__TASK PROMPT__: Copy out exactly the lines from the first line of the material below through the line containing "['#e2288c', '#3a8fd6', '#2fb27c', '#8d58a9', '#9a9a9a'];", and nothing beyond them.

>> BEGIN

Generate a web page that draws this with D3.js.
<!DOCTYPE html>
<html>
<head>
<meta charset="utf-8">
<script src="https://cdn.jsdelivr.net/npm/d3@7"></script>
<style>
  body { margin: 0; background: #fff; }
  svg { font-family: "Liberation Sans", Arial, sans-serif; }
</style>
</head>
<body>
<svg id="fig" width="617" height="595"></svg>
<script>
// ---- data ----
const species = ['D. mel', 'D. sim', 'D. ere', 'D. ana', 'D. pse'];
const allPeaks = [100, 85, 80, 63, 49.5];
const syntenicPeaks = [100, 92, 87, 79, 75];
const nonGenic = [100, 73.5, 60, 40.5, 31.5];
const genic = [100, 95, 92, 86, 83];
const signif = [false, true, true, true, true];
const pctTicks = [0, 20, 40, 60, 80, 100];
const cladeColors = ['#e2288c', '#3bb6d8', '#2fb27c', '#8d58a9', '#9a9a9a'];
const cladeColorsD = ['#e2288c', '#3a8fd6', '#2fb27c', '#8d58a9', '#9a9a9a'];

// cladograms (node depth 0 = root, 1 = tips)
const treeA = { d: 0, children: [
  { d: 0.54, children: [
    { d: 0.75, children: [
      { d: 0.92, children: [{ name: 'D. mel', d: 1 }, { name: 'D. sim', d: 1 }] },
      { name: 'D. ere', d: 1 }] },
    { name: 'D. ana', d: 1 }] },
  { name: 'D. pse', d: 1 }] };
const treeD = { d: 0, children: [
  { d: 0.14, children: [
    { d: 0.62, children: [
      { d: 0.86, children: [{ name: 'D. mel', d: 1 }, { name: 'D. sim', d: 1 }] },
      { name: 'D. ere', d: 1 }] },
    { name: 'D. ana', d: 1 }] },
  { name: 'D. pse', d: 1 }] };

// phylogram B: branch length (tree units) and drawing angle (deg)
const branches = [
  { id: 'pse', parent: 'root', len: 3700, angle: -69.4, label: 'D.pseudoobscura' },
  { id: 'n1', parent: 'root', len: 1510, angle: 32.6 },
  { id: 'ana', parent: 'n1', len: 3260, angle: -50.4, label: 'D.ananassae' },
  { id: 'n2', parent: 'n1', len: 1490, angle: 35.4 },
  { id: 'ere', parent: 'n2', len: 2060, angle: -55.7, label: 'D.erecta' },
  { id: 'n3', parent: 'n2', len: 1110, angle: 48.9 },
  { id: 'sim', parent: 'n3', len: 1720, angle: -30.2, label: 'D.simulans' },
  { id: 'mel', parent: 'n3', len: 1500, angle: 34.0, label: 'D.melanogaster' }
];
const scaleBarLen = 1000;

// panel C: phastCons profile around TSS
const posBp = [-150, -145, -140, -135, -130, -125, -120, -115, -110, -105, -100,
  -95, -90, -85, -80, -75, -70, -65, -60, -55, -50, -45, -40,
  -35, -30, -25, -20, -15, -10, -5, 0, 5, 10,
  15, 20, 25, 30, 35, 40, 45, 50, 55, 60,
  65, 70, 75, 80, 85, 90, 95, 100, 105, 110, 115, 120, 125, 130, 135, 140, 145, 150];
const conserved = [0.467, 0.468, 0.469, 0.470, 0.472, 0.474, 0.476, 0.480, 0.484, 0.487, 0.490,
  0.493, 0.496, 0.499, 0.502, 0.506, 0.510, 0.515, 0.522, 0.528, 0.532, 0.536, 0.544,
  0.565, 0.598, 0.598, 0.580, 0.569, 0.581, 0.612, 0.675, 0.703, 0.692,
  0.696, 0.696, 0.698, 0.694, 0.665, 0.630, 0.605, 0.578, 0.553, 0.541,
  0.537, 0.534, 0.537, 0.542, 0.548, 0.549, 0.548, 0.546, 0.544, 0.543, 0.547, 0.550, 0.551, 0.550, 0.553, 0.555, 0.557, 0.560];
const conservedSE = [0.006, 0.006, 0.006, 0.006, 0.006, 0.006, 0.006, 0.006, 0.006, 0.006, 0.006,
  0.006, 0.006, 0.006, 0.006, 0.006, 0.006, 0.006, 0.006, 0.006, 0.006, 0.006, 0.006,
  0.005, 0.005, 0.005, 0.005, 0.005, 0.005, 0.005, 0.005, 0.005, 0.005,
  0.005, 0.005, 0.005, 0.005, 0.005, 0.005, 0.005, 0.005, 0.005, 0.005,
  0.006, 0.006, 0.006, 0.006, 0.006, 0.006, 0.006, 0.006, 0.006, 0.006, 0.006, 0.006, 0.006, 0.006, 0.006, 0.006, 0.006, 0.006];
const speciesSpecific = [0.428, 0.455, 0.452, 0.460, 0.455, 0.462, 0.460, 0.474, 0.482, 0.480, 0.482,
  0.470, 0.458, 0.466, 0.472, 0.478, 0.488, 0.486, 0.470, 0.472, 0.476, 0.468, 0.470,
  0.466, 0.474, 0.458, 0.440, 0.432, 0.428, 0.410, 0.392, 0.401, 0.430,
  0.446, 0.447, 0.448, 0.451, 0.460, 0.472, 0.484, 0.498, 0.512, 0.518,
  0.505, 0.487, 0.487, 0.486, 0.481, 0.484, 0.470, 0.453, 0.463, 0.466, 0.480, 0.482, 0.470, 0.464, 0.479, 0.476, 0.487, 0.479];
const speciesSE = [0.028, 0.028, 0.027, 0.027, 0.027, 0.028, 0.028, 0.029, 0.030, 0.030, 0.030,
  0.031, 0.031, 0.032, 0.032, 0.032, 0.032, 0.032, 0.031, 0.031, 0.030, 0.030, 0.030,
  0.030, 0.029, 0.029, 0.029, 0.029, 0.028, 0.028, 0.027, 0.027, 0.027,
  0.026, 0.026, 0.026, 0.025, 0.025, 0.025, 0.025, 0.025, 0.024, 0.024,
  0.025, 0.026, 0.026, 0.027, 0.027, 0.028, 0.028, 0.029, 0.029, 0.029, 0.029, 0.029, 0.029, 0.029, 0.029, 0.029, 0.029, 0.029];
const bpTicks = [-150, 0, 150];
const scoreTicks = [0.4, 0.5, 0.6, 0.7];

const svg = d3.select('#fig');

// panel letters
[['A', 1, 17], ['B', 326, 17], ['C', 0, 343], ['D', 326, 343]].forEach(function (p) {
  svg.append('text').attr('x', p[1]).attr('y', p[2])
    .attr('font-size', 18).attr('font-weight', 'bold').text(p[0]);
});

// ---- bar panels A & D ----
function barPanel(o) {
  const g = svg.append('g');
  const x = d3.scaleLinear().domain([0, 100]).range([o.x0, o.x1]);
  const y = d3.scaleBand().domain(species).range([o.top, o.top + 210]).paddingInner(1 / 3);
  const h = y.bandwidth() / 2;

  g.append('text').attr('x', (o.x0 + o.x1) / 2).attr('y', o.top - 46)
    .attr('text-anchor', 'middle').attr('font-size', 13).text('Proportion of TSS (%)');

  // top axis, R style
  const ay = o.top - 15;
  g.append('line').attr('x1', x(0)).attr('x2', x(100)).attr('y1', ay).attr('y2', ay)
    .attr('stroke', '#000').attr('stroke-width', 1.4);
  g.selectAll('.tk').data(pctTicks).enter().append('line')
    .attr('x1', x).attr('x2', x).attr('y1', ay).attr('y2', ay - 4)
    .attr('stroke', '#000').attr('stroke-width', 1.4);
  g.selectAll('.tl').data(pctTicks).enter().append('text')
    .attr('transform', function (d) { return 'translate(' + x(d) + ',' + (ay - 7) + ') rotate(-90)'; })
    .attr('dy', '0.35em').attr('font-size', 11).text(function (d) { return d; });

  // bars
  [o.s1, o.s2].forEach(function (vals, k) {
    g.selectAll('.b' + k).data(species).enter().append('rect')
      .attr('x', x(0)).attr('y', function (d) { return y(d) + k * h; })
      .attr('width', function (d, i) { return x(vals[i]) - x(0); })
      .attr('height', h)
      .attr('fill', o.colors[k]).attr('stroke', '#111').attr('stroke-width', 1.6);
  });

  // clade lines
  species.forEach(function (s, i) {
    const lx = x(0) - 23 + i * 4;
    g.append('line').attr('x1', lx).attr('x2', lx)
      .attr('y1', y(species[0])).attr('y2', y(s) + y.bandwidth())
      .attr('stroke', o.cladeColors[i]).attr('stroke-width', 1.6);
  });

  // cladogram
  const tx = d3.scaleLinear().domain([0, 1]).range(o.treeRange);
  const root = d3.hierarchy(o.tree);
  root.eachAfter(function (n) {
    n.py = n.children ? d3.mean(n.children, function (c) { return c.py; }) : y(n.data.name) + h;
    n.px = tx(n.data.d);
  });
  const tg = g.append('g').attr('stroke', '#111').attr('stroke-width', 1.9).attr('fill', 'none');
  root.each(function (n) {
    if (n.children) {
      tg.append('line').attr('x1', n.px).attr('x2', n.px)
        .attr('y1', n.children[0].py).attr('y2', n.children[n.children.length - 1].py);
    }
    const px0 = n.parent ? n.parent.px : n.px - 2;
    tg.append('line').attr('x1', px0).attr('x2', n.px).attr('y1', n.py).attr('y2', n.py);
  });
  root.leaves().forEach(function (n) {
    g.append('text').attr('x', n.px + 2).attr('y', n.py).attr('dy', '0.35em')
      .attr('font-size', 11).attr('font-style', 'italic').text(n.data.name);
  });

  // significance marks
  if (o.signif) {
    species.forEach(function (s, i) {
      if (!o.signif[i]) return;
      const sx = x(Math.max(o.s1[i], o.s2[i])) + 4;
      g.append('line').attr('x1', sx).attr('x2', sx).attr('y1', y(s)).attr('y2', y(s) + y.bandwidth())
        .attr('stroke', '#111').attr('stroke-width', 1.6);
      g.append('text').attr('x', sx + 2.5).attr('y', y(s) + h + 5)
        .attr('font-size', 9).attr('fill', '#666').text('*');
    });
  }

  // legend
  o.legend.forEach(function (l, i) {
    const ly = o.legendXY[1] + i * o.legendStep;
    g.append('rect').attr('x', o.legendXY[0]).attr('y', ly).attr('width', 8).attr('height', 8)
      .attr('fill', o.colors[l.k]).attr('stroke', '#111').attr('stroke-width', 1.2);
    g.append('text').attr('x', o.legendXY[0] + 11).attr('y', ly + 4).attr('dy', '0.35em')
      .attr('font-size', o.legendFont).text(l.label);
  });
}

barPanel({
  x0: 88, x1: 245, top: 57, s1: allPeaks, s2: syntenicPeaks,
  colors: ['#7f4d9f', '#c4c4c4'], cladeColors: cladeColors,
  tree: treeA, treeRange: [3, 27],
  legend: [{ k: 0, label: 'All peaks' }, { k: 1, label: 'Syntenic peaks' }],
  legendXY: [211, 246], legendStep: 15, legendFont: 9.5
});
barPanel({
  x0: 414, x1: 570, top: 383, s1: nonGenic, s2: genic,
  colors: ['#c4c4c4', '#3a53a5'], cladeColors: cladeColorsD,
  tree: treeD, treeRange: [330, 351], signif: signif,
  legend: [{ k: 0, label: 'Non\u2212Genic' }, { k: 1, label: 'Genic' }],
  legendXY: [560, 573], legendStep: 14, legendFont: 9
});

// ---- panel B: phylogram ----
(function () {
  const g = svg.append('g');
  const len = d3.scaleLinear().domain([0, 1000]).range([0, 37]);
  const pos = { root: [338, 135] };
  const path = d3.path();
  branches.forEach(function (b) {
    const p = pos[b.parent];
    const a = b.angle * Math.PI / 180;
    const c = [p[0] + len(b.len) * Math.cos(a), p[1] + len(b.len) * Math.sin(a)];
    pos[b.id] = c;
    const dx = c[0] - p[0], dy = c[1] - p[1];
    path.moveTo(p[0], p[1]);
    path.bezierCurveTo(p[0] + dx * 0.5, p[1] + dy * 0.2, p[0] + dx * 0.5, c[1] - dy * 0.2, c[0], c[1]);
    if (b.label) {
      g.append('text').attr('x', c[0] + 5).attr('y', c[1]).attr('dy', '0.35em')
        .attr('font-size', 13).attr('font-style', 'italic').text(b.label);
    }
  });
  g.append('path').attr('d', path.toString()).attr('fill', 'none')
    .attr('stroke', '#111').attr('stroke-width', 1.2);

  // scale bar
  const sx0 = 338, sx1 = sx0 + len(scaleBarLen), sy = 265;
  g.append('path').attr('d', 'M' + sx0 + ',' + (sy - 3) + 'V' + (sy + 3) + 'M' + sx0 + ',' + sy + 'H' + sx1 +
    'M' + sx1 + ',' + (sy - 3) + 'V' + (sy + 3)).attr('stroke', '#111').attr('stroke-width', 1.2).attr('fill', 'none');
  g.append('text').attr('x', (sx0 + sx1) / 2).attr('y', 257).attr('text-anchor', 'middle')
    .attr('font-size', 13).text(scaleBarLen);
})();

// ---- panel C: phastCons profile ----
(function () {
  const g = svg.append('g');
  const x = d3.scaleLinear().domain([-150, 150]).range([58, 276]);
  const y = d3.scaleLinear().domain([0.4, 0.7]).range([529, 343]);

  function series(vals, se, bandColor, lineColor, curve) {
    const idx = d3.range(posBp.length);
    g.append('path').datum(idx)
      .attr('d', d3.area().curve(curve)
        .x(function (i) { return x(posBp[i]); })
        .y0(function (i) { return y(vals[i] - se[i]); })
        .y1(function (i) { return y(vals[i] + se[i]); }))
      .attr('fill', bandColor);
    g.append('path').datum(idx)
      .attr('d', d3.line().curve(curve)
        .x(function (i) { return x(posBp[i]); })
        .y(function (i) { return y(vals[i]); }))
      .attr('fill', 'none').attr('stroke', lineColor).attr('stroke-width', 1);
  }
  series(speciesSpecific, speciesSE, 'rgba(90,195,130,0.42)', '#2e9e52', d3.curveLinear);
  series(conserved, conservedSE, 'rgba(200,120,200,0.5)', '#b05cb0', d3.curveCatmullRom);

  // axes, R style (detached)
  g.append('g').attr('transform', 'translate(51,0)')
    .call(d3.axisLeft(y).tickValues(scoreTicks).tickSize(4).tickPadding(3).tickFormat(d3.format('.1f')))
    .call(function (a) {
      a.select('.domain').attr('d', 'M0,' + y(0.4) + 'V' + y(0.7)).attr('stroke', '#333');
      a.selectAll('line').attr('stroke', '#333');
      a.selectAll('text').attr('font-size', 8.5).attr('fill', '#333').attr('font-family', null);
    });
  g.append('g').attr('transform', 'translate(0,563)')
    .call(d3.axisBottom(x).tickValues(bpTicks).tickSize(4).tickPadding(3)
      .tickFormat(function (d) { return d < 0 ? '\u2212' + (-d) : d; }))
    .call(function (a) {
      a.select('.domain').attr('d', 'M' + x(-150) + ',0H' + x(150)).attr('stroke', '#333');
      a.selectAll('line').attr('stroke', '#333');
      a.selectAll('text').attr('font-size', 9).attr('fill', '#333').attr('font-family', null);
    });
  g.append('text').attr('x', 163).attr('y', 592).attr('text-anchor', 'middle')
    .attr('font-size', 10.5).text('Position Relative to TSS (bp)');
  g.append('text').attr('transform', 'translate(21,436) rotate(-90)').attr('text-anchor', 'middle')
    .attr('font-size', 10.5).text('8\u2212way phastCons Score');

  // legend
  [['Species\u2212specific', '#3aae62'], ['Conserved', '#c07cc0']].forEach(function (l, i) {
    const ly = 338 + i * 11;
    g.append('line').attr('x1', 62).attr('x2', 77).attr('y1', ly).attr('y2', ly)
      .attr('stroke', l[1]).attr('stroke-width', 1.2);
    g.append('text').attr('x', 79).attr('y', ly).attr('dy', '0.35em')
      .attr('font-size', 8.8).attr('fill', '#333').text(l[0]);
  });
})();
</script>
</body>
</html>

>> END

__COMPLETED EXERCISE__:
Generate a web page that draws this with D3.js.
<!DOCTYPE html>
<html>
<head>
<meta charset="utf-8">
<script src="https://cdn.jsdelivr.net/npm/d3@7"></script>
<style>
  body { margin: 0; background: #fff; }
  svg { font-family: "Liberation Sans", Arial, sans-serif; }
</style>
</head>
<body>
<svg id="fig" width="617" height="595"></svg>
<script>
// ---- data ----
const species = ['D. mel', 'D. sim', 'D. ere', 'D. ana', 'D. pse'];
const allPeaks = [100, 85, 80, 63, 49.5];
const syntenicPeaks = [100, 92, 87, 79, 75];
const nonGenic = [100, 73.5, 60, 40.5, 31.5];
const genic = [100, 95, 92, 86, 83];
const signif = [false, true, true, true, true];
const pctTicks = [0, 20, 40, 60, 80, 100];
const cladeColors = ['#e2288c', '#3bb6d8', '#2fb27c', '#8d58a9', '#9a9a9a'];
const cladeColorsD = ['#e2288c', '#3a8fd6', '#2fb27c', '#8d58a9', '#9a9a9a'];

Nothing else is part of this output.